Task statement
Reproduce the listing below exactly, beginning with its first line and ending with the line that holds "import pandas as pd"; pictures are not part of the copy.

** start Records supplied **

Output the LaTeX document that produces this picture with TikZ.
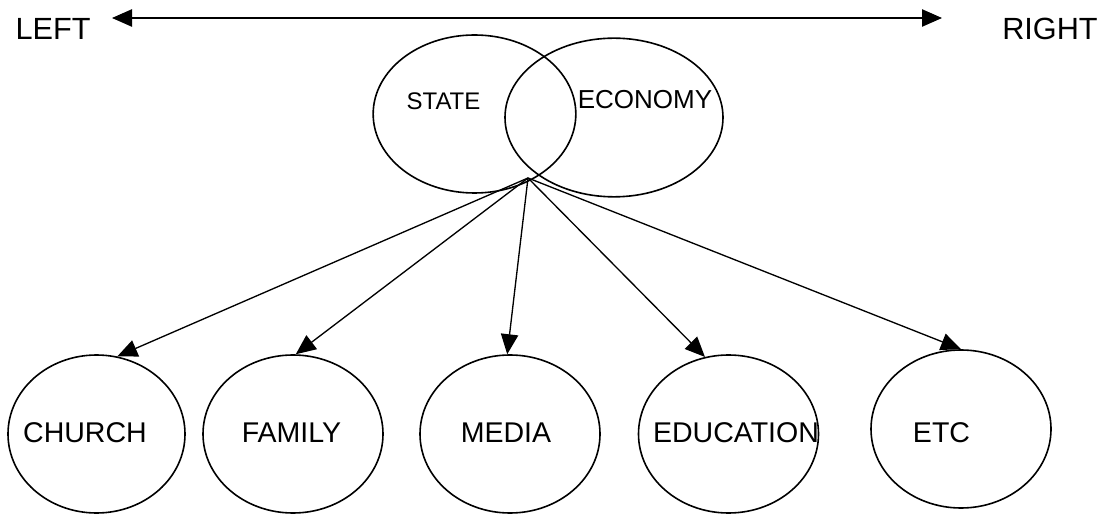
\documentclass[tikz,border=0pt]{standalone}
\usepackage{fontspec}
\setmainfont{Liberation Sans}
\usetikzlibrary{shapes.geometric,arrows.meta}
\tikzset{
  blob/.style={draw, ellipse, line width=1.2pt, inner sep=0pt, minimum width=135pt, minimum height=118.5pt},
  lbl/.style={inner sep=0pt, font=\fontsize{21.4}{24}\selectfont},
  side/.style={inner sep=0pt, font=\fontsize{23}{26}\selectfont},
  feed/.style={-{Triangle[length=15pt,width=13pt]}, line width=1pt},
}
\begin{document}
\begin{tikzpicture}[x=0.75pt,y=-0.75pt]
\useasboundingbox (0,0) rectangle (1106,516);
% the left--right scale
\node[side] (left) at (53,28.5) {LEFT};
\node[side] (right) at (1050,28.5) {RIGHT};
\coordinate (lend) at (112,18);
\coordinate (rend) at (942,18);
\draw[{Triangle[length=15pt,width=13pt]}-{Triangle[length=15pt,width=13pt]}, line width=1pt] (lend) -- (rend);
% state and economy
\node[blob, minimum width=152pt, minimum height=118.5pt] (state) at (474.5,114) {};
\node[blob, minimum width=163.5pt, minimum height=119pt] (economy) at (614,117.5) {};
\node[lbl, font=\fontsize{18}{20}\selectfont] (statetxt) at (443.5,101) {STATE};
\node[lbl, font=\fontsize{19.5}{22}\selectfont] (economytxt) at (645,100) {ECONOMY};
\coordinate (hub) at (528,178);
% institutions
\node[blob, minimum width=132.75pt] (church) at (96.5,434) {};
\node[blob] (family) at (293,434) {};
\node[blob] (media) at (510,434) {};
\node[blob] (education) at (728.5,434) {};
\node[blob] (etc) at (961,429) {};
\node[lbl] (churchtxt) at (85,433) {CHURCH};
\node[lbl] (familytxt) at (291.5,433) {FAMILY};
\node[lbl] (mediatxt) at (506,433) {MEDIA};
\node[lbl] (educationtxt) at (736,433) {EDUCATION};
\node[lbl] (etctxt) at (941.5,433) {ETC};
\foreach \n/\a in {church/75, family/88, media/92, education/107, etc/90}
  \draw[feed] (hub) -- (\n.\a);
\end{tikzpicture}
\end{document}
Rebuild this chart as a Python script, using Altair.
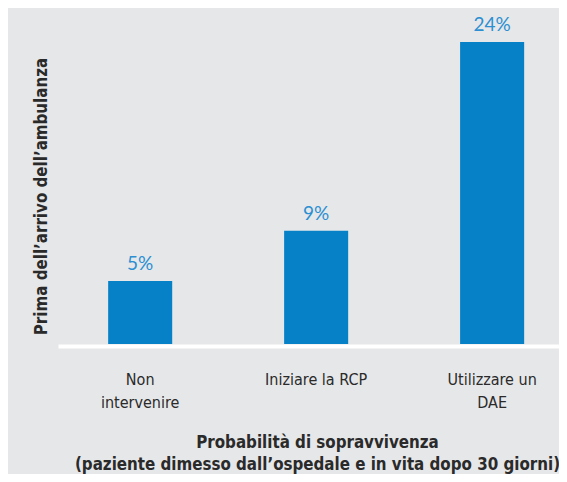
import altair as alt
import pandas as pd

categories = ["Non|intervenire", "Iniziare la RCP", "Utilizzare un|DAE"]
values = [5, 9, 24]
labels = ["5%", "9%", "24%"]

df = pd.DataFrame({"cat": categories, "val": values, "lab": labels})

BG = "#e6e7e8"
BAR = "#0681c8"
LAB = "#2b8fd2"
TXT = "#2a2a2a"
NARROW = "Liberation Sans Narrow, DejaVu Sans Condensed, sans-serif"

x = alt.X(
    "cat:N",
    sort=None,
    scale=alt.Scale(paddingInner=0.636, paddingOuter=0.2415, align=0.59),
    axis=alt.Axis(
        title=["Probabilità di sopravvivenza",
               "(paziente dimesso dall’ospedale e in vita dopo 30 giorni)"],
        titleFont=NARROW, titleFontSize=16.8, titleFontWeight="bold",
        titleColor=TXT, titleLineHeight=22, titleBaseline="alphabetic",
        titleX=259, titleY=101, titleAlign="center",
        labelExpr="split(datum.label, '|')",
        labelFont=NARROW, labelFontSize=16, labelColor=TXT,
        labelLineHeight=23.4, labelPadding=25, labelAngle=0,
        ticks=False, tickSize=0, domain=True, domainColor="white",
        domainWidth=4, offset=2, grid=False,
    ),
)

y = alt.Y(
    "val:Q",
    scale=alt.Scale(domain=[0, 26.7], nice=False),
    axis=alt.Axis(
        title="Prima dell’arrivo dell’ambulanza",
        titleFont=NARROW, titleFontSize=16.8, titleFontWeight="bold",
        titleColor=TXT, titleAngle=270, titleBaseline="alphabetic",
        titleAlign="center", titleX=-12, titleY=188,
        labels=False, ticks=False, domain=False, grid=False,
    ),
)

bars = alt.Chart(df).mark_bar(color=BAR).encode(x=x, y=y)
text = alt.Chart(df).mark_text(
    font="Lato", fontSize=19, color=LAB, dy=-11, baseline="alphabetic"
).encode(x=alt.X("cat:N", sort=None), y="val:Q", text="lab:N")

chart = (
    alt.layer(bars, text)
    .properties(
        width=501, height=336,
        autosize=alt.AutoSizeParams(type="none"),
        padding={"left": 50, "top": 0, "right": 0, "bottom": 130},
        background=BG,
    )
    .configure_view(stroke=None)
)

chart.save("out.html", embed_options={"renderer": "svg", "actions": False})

** end Records supplied **

Complete response
Output the LaTeX document that produces this picture with TikZ.
\documentclass[tikz,border=0pt]{standalone}
\usepackage{fontspec}
\setmainfont{Liberation Sans}
\usetikzlibrary{shapes.geometric,arrows.meta}
\tikzset{
  blob/.style={draw, ellipse, line width=1.2pt, inner sep=0pt, minimum width=135pt, minimum height=118.5pt},
  lbl/.style={inner sep=0pt, font=\fontsize{21.4}{24}\selectfont},
  side/.style={inner sep=0pt, font=\fontsize{23}{26}\selectfont},
  feed/.style={-{Triangle[length=15pt,width=13pt]}, line width=1pt},
}
\begin{document}
\begin{tikzpicture}[x=0.75pt,y=-0.75pt]
\useasboundingbox (0,0) rectangle (1106,516);
% the left--right scale
\node[side] (left) at (53,28.5) {LEFT};
\node[side] (right) at (1050,28.5) {RIGHT};
\coordinate (lend) at (112,18);
\coordinate (rend) at (942,18);
\draw[{Triangle[length=15pt,width=13pt]}-{Triangle[length=15pt,width=13pt]}, line width=1pt] (lend) -- (rend);
% state and economy
\node[blob, minimum width=152pt, minimum height=118.5pt] (state) at (474.5,114) {};
\node[blob, minimum width=163.5pt, minimum height=119pt] (economy) at (614,117.5) {};
\node[lbl, font=\fontsize{18}{20}\selectfont] (statetxt) at (443.5,101) {STATE};
\node[lbl, font=\fontsize{19.5}{22}\selectfont] (economytxt) at (645,100) {ECONOMY};
\coordinate (hub) at (528,178);
% institutions
\node[blob, minimum width=132.75pt] (church) at (96.5,434) {};
\node[blob] (family) at (293,434) {};
\node[blob] (media) at (510,434) {};
\node[blob] (education) at (728.5,434) {};
\node[blob] (etc) at (961,429) {};
\node[lbl] (churchtxt) at (85,433) {CHURCH};
\node[lbl] (familytxt) at (291.5,433) {FAMILY};
\node[lbl] (mediatxt) at (506,433) {MEDIA};
\node[lbl] (educationtxt) at (736,433) {EDUCATION};
\node[lbl] (etctxt) at (941.5,433) {ETC};
\foreach \n/\a in {church/75, family/88, media/92, education/107, etc/90}
  \draw[feed] (hub) -- (\n.\a);
\end{tikzpicture}
\end{document}
Rebuild this chart as a Python script, using Altair.
import altair as alt
import pandas as pd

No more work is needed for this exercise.